Hoff's post is on the money.

In the past, we had close to 30 people working exclusively on GEM.  That didn't count the frontend or RTL people.  And that was tracking a limited number of hardware variants.  Try to track all the microarchitectures (and their flaws) for x86 and AMD today with the staff VSI has would be impossible.  Plus as Hoff mentioned, LLVM has many targets (over a dozen, want OpenVMS on ARM or System/Z?).  

[If something wants to write a new LLVM backend, Alpha is so regular, it would be straight forward.  Itanium, on the other hand, used to be in LLVM but got dropped years ago due to complexity and lack of support.  I saw that somebody was playing with an 68040 backend but big-endian OpenVMS would be tough.  And, as a joke, somebody has a Z-80 backend.]
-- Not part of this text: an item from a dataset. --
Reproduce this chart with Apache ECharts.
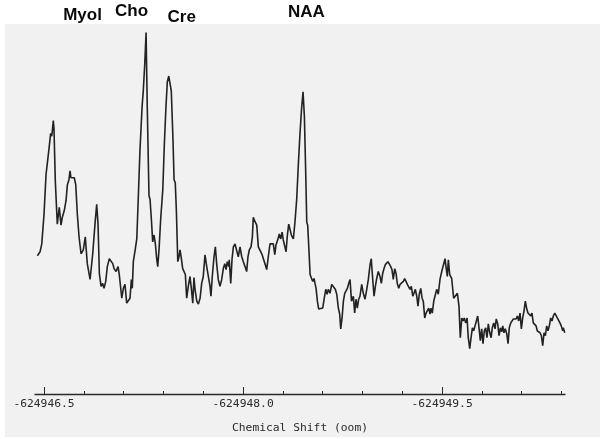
<!DOCTYPE html>
<html>
<head>
<meta charset="utf-8">
<script src="https://cdn.jsdelivr.net/npm/echarts@6/dist/echarts.min.js"></script>
<style>
html,body{margin:0;padding:0;background:#fff;}
#chart{width:600px;height:439px;}
</style>
</head>
<body>
<div id="chart"></div>
<script>
// Chemical shift (ppm) = ppmBase - ppmOffset[i]
const ppmBase = -624946.5;
const ppmOffset = [
-0.050,-0.030,-0.017,0.000,0.015,0.025,0.038,0.050,0.058,0.063,0.070,0.075,0.085,0.100,0.115,0.128,0.138,0.153,0.166,0.176,
0.188,0.196,0.203,0.216,0.228,0.239,0.251,0.264,0.279,0.296,0.311,0.326,0.347,0.367,0.384,0.397,0.407,0.417,0.430,0.442,
0.452,0.465,0.477,0.492,0.505,0.518,0.528,0.543,0.558,0.567,0.586,0.598,0.610,0.623,0.638,0.648,0.658,0.665,0.673,0.688,
0.699,0.711,0.723,0.739,0.748,0.759,0.769,0.778,0.791,0.799,0.809,0.819,0.829,0.839,0.849,0.857,0.867,0.879,0.895,0.907,
0.919,0.929,0.940,0.950,0.959,0.972,0.980,0.989,0.997,1.008,1.017,1.025,1.035,1.045,1.055,1.065,1.075,1.087,1.100,1.110,
1.121,1.130,1.138,1.151,1.163,1.176,1.188,1.200,1.213,1.226,1.238,1.251,1.258,1.268,1.281,1.291,1.301,1.313,1.326,1.339,
1.351,1.362,1.372,1.381,1.392,1.396,1.407,1.417,1.427,1.439,1.452,1.464,1.477,1.490,1.502,1.515,1.527,1.537,1.547,1.560,
1.570,1.577,1.585,1.592,1.603,1.615,1.628,1.641,1.653,1.665,1.678,1.690,1.703,1.716,1.728,1.739,1.748,1.763,1.773,1.784,
1.794,1.803,1.816,1.824,1.834,1.844,1.854,1.864,1.879,1.891,1.904,1.916,1.929,1.942,1.952,1.962,1.972,1.980,1.987,1.997,
2.005,2.014,2.025,2.035,2.042,2.050,2.060,2.070,2.085,2.100,2.112,2.123,2.133,2.142,2.155,2.168,2.180,2.195,2.206,2.218,
2.228,2.236,2.246,2.256,2.266,2.276,2.286,2.296,2.306,2.317,2.331,2.341,2.351,2.361,2.371,2.381,2.394,2.406,2.419,2.432,
2.444,2.457,2.466,2.477,2.487,2.497,2.507,2.519,2.532,2.542,2.552,2.562,2.572,2.583,2.592,2.602,2.613,2.622,2.632,2.643,
2.653,2.662,2.673,2.683,2.696,2.708,2.718,2.728,2.738,2.748,2.758,2.768,2.779,2.788,2.798,2.809,2.818,2.828,2.839,2.849,
2.858,2.869,2.879,2.888,2.899,2.909,2.916,2.926,2.937,2.946,2.959,2.971,2.984,2.997,3.009,3.022,3.029,3.039,3.047,3.057,
3.072,3.087,3.102,3.115,3.127,3.137,3.148,3.158,3.167,3.178,3.188,3.197,3.208,3.218,3.228,3.238,3.248,3.258,3.268,3.278,
3.288,3.298,3.308,3.318,3.328,3.338,3.348,3.359,3.369,3.378,3.389,3.399,3.408,3.419,3.429,3.439,3.449,3.457,3.466,3.476,
3.487,3.497,3.506,3.517,3.527,3.537,3.547,3.557,3.567,3.577,3.587,3.597,3.607,3.617,3.627,3.638,3.647,3.657,3.668,3.677,
3.687,3.698,3.708,3.717,3.728,3.738,3.748,3.758,3.768,3.778,3.788,3.798,3.808,3.818,3.828,3.838,3.849,3.858,3.868,3.879,
3.888,3.898,3.909,3.913,3.924
];
const intensity = [
140,144,152,182,222,224,249,264,261,267,277,269,216,172,189,171,179,186,196,212,
217,226,219,221,219,212,182,159,142,146,159,132,116,142,172,192,172,122,109,112,
107,114,129,137,139,132,127,124,129,121,97,107,111,92,91,97,116,107,134,147,
157,201,247,291,307,334,366,291,201,197,177,154,161,152,137,129,147,177,207,254,
291,316,322,321,307,257,217,214,187,134,139,146,137,127,129,121,97,109,119,107,
92,118,106,94,91,97,112,119,141,129,129,109,99,119,139,149,132,116,109,116,
127,132,126,134,129,136,112,137,149,152,151,139,149,139,134,129,124,139,146,149,
159,179,176,177,171,149,147,142,142,132,126,139,152,153,152,141,151,157,162,157,
164,156,154,144,161,172,172,161,157,174,197,231,264,291,306,281,224,174,171,144,
121,122,114,117,112,107,94,86,86,87,97,106,101,106,102,111,109,106,101,87,
81,66,77,94,102,101,107,112,116,94,99,82,96,87,96,99,111,102,96,106,
116,131,137,116,99,109,117,124,119,112,122,127,131,131,134,132,129,126,116,127,
122,112,107,111,112,114,117,116,111,112,106,109,99,102,106,99,89,101,107,97,
94,77,82,81,87,81,87,82,94,99,106,101,116,124,126,137,129,119,136,121,
117,97,96,102,89,57,77,74,77,72,77,57,46,57,67,64,69,74,79,67,
54,66,51,64,67,57,71,62,57,67,72,66,76,71,59,67,63,69,62,66,
61,51,67,72,74,76,77,76,79,74,82,66,77,84,94,86,82,84,79,82,
72,71,69,64,66,62,59,49,62,59,69,64,69,77,74,79,82,81,77,76,
72,69,64,67,62
];
const tickValues = [-624946.5,-624946.8,-624947.1,-624947.4,-624947.7,-624948.0,-624948.3,-624948.6,-624948.9,-624949.2,-624949.5,-624949.8,-624950.1,-624950.4];
const labelValues = [-624946.5,-624948.0,-624949.5];
const peakNames = ['Myol','Cho','Cre','NAA'];
const axisTitle = 'Chemical Shift (oom)';

const xMin = -624950.426, xMax = -624946.432;
const data = ppmOffset.map((d, i) => [ppmBase - d, intensity[i]]);

const chart = echarts.init(document.getElementById('chart'), null, {renderer: 'canvas'});
const mono = '"DejaVu Sans Mono", monospace';
const peakPos = [[82.5, 15.5], [131.5, 11.3], [181.7, 17.2], [306.3, 12.2]];
chart.setOption({
  backgroundColor: '#ffffff',
  animation: false,
  grid: {left: 35, right: 35, top: 0, bottom: 40},
  xAxis: [{
    type: 'value', min: xMin, max: xMax, inverse: true,
    axisLine: {show: true, lineStyle: {color: '#2a2a2a', width: 1.3}},
    axisTick: {show: true, inside: true, length: 3, customValues: tickValues, lineStyle: {color: '#2a2a2a', width: 1}},
    axisLabel: {show: true, customValues: labelValues, formatter: v => v.toFixed(1), margin: 5,
      fontFamily: mono, fontSize: 11.3, color: '#2a2a2a'},
    splitLine: {show: false},
    name: axisTitle, nameLocation: 'middle', nameGap: 29,
    nameTextStyle: {fontFamily: mono, fontSize: 11.3, color: '#2a2a2a'}
  }, {
    type: 'value', min: xMin, max: xMax, inverse: true, position: 'bottom',
    axisLine: {show: false},
    axisTick: {show: true, inside: true, length: 7, customValues: labelValues, lineStyle: {color: '#2a2a2a', width: 1}},
    axisLabel: {show: false},
    splitLine: {show: false}
  }],
  yAxis: {type: 'value', min: 0, max: 399, show: false, splitLine: {show: false}},
  graphic: [
    {type: 'rect', z: -10, silent: true, shape: {x: 5, y: 24, width: 595, height: 413}, style: {fill: '#f1f1f1'}}
  ].concat(peakNames.map((t, i) => ({
    type: 'text', silent: true,
    style: {text: t, x: peakPos[i][0], y: peakPos[i][1], align: 'center', verticalAlign: 'middle',
      font: 'bold 17px "Liberation Sans", Arial, sans-serif', fill: '#0a0a0a'}
  }))),
  series: [{
    type: 'line', data: data, showSymbol: false, symbol: 'none', smooth: false,
    lineStyle: {color: '#222222', width: 1.6}, xAxisIndex: 0, yAxisIndex: 0
  }]
});
</script>
</body>
</html>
GEM was designed around a load/store machine architecture.  While not impossible, teaching GEM about an "addressing-mode rich" architecture with condition codes would be a large effort.  We already don't use many of the Itanium features like advance/speculative loads since the GEM optimizers don't understand such "unsafe" code motions.  And don't me started on NaTs where you can write all 64-bits of a register with a 32-bit store to the bottom and a 32-bit store to the top and still have a NaT.

The Macro compilers also need their own interface.  Neither GEM IL, LLVM IR, or even a BLISS-based model does not let you describe routines that jump between each other.  

And while Hoff mentioned it, I'll say it again: clang and all modern C++ standards.  If I didn't go with clang/LLVM but enhanced GEM, I'd have to not only track all the hardware variants, I'd have to track all the C++ language and STL changes.  No thanks.  I'd need 50 people.  With a clang-based environment, I can hope that open source code can come to OpenVMS with little pain (lets not get into the mixed-pointer discussion here please).

BLISS as an IR would not provide much benefit over the LLVM IR or GEM IR. There is much more than the IR for the "code" portion, there is the debug/DWARF environment, and all the associated tooling that Hoff mentioned.  

Given that Apple and Google are so invested in clang/LLVM for their products, I don't see it going away.

And I don't get your question about somebody else creating a "direct GEM-to-LLVM backend".  As Hoff said, that is exactly what we're doing.  Are you wanting to see the documentation for the GEM IR and GEM symbol table and the other GEM interfaces that a frontend uses (command line processing, file input/output, include file support with knowledge about .TLBs, listing file generation, etc.)  BTW, much of that GEM "shell" code just moves with little effort.  

And for VMS-isms, yes, I need to add clang/flang work.  Clang is already pretty multi-targetable with good support for slipping in alternate "driver" code, etc.  And flang actually has lots of VAX Fortran features in it given that VAX Fortran was the industry standard for a long time.  No, it doesn't have CDD or /DIAG or /ANAL support, but it has lots of the language syntax already.  I've in regular communication with the flang manager.